CA-SCL decoders [8], we can conclude that GSCLF also provides both [TeX:] $$C_{1} \text { and } C_{2}$$ complexities reduction for SNR values correspond to practical FER values [TeX:] $$(\leq 0.01).$$

Thus, the use of GSCLF is justified at sufficiently high

signal-to-noise ratios, where they have a complexity that is less than that of list decoders, and, in addition, this class of decoders should always be preferred to bit flipping decoders with flips, since the complexity of GSCLF turns out to be lower at all SNRs.

V. GENERAL OBSERVATIONS

In general we can make the following observations:

· If code rate and CRC is fixed then the shorter polar code the smaller number of additional decoding attempts are required to achieve performance of SCL decoder with larger list size. It follows from the fact that the smaller information set size, the higher probability to find first erroneous bit among chosen T symbols in accordance with some criterion.

· If the code length and CRC is fixed then the lower code rate the smaller number of additional decoding attempts are required to achieve performance of SCL decoder with larger list size. It also follows from the fact that small size of information set simplifies searching of the first erroneous bit.

· The smaller number of non-trivial subcodes of polar code, the better performance of GSCL decoder with small T- value. In the case of GSCLF decoder a number of nontrivial subcodes plays the same role as information set for bit-wise SCLF decoder.

· The best use case of the proposed GSCLF decoder is either short codes or low and middle rate polar codes. For high rate codes bit-flipping SCLF decoders are more appropriate.
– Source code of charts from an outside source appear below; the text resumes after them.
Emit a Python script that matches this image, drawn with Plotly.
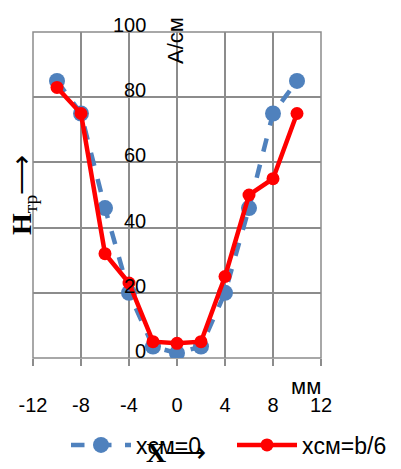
import plotly.graph_objects as go

x_mm = [-10, -8, -6, -4, -2, 0, 2, 4, 6, 8, 10]
h_xcm0 = [85, 75, 46, 20, 3.5, 1.5, 3.5, 20, 46, 75, 85]
h_xcm_b6 = [83, 75, 32, 23, 5, 4.5, 5, 25, 50, 55, 75]
x_ticks = [-12, -8, -4, 0, 4, 8, 12]
y_ticks = [0, 20, 40, 60, 80, 100]
name0 = "xсм=0"
name1 = "xсм=b/6"

GRID = "#8c8c8c"
FONT = "Liberation Sans"
TICK = 20

OFF = 8  # page body margin offset
W, H = 401, 469
L, R, T, B = 33 - OFF, 80 + OFF, 32 - OFF, 111 + OFF
pw, ph = W - L - R, H - T - B

def px(xp):
    return (xp - OFF - L) / pw

def py(yp):
    return (H - B - (yp - OFF)) / ph

fig = go.Figure()
fig.add_trace(go.Scatter(
    x=x_mm, y=h_xcm0, mode="lines+markers", name=name0, legend="legend",
    line=dict(color="#4f81bd", width=4.5, dash="dash"),
    marker=dict(color="#4f81bd", size=16),
))
fig.add_trace(go.Scatter(
    x=x_mm, y=h_xcm_b6, mode="lines+markers", name=name1, legend="legend2",
    line=dict(color="#ff0000", width=4.5),
    marker=dict(color="#ff0000", size=13),
))

leg_common = dict(orientation="h", xanchor="left", yanchor="middle", itemwidth=60,
                  font=dict(size=23, family=FONT), bgcolor="rgba(0,0,0,0)")

fig.update_layout(
    width=W, height=H,
    margin=dict(l=L, r=R, t=T, b=B, autoexpand=False),
    paper_bgcolor="white", plot_bgcolor="white",
    font=dict(family=FONT, size=TICK, color="black"),
    showlegend=True,
    legend=dict(x=px(66), y=py(445), **leg_common),
    legend2=dict(x=px(232), y=py(445), **leg_common),
    xaxis=dict(range=[-12, 12], tickvals=x_ticks, ticktext=[str(v) for v in x_ticks],
               showgrid=True, gridcolor=GRID, gridwidth=1.5,
               ticks="outside", ticklen=7, tickcolor=GRID, tickwidth=1.5,
               ticklabelstandoff=22, zeroline=False, showline=False,
               automargin=False, tickfont=dict(size=TICK)),
    yaxis=dict(range=[0, 100], tickvals=y_ticks,
               showgrid=True, gridcolor=GRID, gridwidth=1.5,
               showticklabels=False,
               zeroline=False, showline=False, ticks="",
               automargin=False),
)

# y tick labels placed beside the x=0 line, through the data scale
for v in y_ticks:
    fig.add_annotation(text=str(v), x=0, y=v, xref="x", yref="y",
                       showarrow=False, xanchor="right", yanchor="middle",
                       xshift=-29, yshift=7, font=dict(size=TICK, family=FONT))

fig.add_shape(type="rect", xref="paper", yref="paper", x0=0, x1=1, y0=0, y1=1,
              line=dict(color=GRID, width=1.5), layer="below")

fig.add_annotation(text="A/см", x=px(176), y=py(41), xref="paper", yref="paper",
                   showarrow=False, textangle=-90, font=dict(size=22, family=FONT),
                   xanchor="center", yanchor="middle")
fig.add_annotation(text="мм", x=px(306), y=py(386), xref="paper", yref="paper",
                   showarrow=False, font=dict(size=22, family=FONT),
                   xanchor="center", yanchor="middle")
fig.add_annotation(text="<b>H</b><sub>тр</sub>⟶", x=px(23), y=py(195), xref="paper", yref="paper",
                   showarrow=False, textangle=-90,
                   font=dict(size=28, family="Liberation Serif"),
                   xanchor="center", yanchor="middle")
fig.add_annotation(text="<b>X</b>⟶", x=px(176), y=py(452), xref="paper", yref="paper",
                   showarrow=False,
                   font=dict(size=28, family="Liberation Serif"),
                   xanchor="center", yanchor="middle")

fig.write_html("out.html")
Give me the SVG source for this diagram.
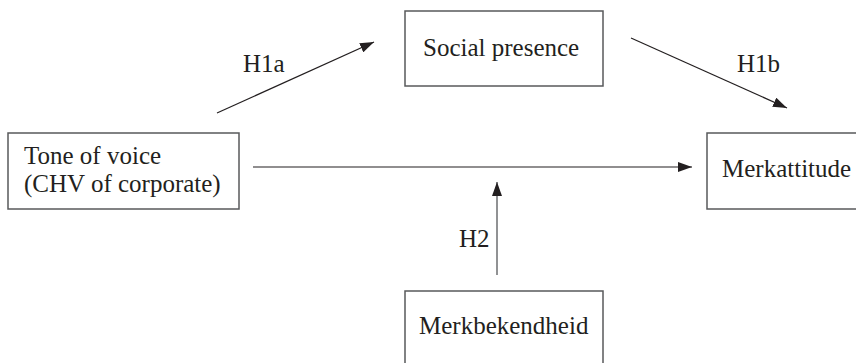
<svg xmlns="http://www.w3.org/2000/svg" width="856" height="363" viewBox="0 0 856 363">
<style>
.box{fill:#fff;stroke:#58595b;stroke-width:1.5}
.t{font-family:'Liberation Serif','DejaVu Serif','Times New Roman',serif;font-size:25px;fill:#231f20}
.c{stroke:#231f20;stroke-width:1.2;fill:none}
.g{stroke:#6d6e71;stroke-width:1.5;fill:none}
</style>
<defs>
<marker id="ah" viewBox="0 0 14 10" refX="14" refY="5" markerWidth="14" markerHeight="10" markerUnits="userSpaceOnUse" orient="auto">
<path d="M0,0 L14,5 L0,10 z" fill="#231f20"/>
</marker>
</defs>
<rect width="856" height="363" fill="#fff"/>
<g id="tone">
<rect class="box" x="8" y="133" width="231" height="76"/>
<text class="t" x="24" y="164" font-family="Liberation Serif, serif">Tone of voice</text>
<text class="t" x="24" y="192" font-family="Liberation Serif, serif">(CHV of corporate)</text>
</g>
<g id="social">
<rect class="box" x="405" y="11" width="198" height="75"/>
<text class="t" x="423" y="56" font-family="Liberation Serif, serif">Social presence</text>
</g>
<g id="merkattitude">
<rect class="box" x="707" y="133" width="160" height="76"/>
<text class="t" x="722" y="177" font-family="Liberation Serif, serif">Merkattitude</text>
</g>
<g id="merkbekendheid">
<rect class="box" x="405" y="291" width="198" height="80"/>
<text class="t" x="419" y="334" font-family="Liberation Serif, serif">Merkbekendheid</text>
</g>
<g id="connectors">
<line class="c" x1="217" y1="113" x2="374" y2="42" marker-end="url(#ah)"/>
<line class="c" x1="631" y1="38" x2="787" y2="108" marker-end="url(#ah)"/>
<line class="c" x1="253" y1="167" x2="692" y2="167" marker-end="url(#ah)"/>
<line class="g" x1="497" y1="275" x2="497" y2="182" marker-end="url(#ah)"/>
<text class="t" x="243" y="72" font-family="Liberation Serif, serif">H1a</text>
<text class="t" x="737" y="72" font-family="Liberation Serif, serif">H1b</text>
<text class="t" x="459" y="247" font-family="Liberation Serif, serif">H2</text>
</g>
</svg>
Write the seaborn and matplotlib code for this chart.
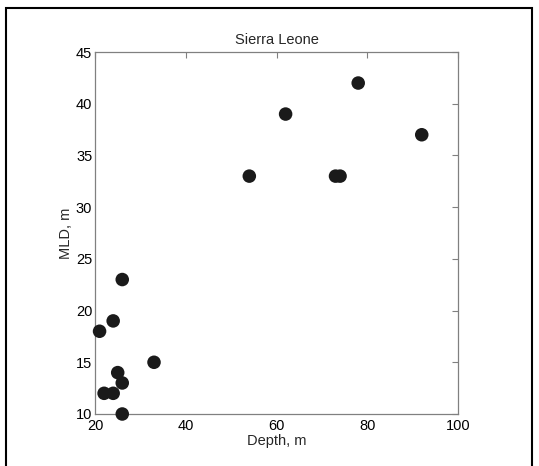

· Proposed GSCLF decoders allow to significantly reduce number of such complex operations as multiplications for wide SNR range.

VI. CONCLUSION

In this work an improvement of SCLF decoding is suggested. This improvement is based on application of special low-complexity critical set construction. The proposed metric for CS can be adapted for generalized subcodes based SCLF further decreasing the complexity. Simulation results also reveal that the proposed GSCLF decoding with a small list size and moderate number of flips can achieve a better performance than CA-SCL decoding with a large list size while keeping the complexity low.